“Ele dava porrada até mais não”

Eu cheguei a andar na escola uns dois, três meses. Aos 7 anos é que a gente ia para a escola. Era um professor. Até foi o primeiro professor que cá esteve e já estava há muitos anos. Era Alexandre. Ai Jesus! Ele dava porrada até mais não! Com uma régua que chamavam palmatória, dizia:

- “Deixa ver a mão!”

Pum! Era assim. Ele a mim nunca me chegou a bater, porque eu só andei lá três meses. Não teve tempo de me bater. Mas aos outros batia-lhe muito às vezes. E berrava muito com os miúdos. Às vezes, andavam lá daquele lado ao mato e até o ouviam a gritar com os miúdos. Eram muitos miúdos e depois o homem também se chateava. Tinha lá também dois filhos a estudar na escola. Então, ao fim batia nos miúdos e batia também nos filhos. Dizia:

- “Então, mas vocês pensais que só vós levais pancada? Os meus filhos também levam!”

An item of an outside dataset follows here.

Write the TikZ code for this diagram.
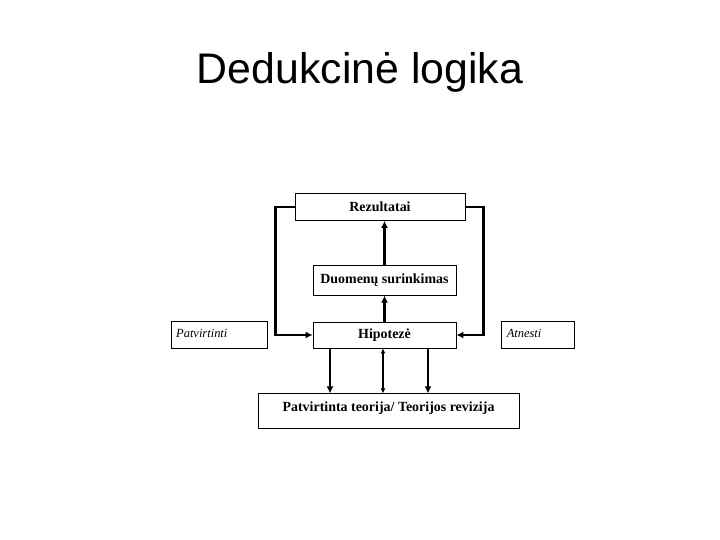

E batia também nos filhos. Antigamente, a gente chegava à escola, aprendia a regra do “A”. Para ver a regra do “A”, havia uma pedra com um caixilho em volta. Chamavam aquilo uma pedra, mas era mesmo de pedra. Então, ele fazia-nos um risco com uma reguazita e dizia:

- “Vá, começa a fazer a regra do ”A“!”

Eles escrevia logo uma carreira a fazer a regra do “A” e a gente copiava por aquilo. Eu não sei nada, porque já não andei lá ao fim. Nem tinha livro nem sabia quase nada ainda. A minha mãe, coitadinha, queria comprar o livro e não sabia onde é que estava o dinheiro. Até fazia umas letritas, mas era pouco. Aqueles que aprenderam com ele fazem todos letra bonita, depressa e tudo. Mas ao fim ele foi-se embora. Só lá andei três meses. Depois já não tive mais escola. Havia muitas crianças. Quando andaram os meus filhos na escola, eram 60! Mas tivemos muito tempo sem cá ver a professora. Quando ao fim veio, eu já não era lá dada à escola, porque era só até aos 12 ou 13 anos. Já não tinha também idade para ir para a escola, já não fui. E depois também fazia falta à minha mãe para o trabalho. As contas e a tabuada ainda cheguei a aprender, mas foi ao fim com a minha irmã. Às vezes, à noite, a minha mãe dizia-lhe:

- “Ensina lá a tua irmã! Ensina-lhe alguma coisa!”

E ela ainda me ensinava assim algumas coisitas ao serão.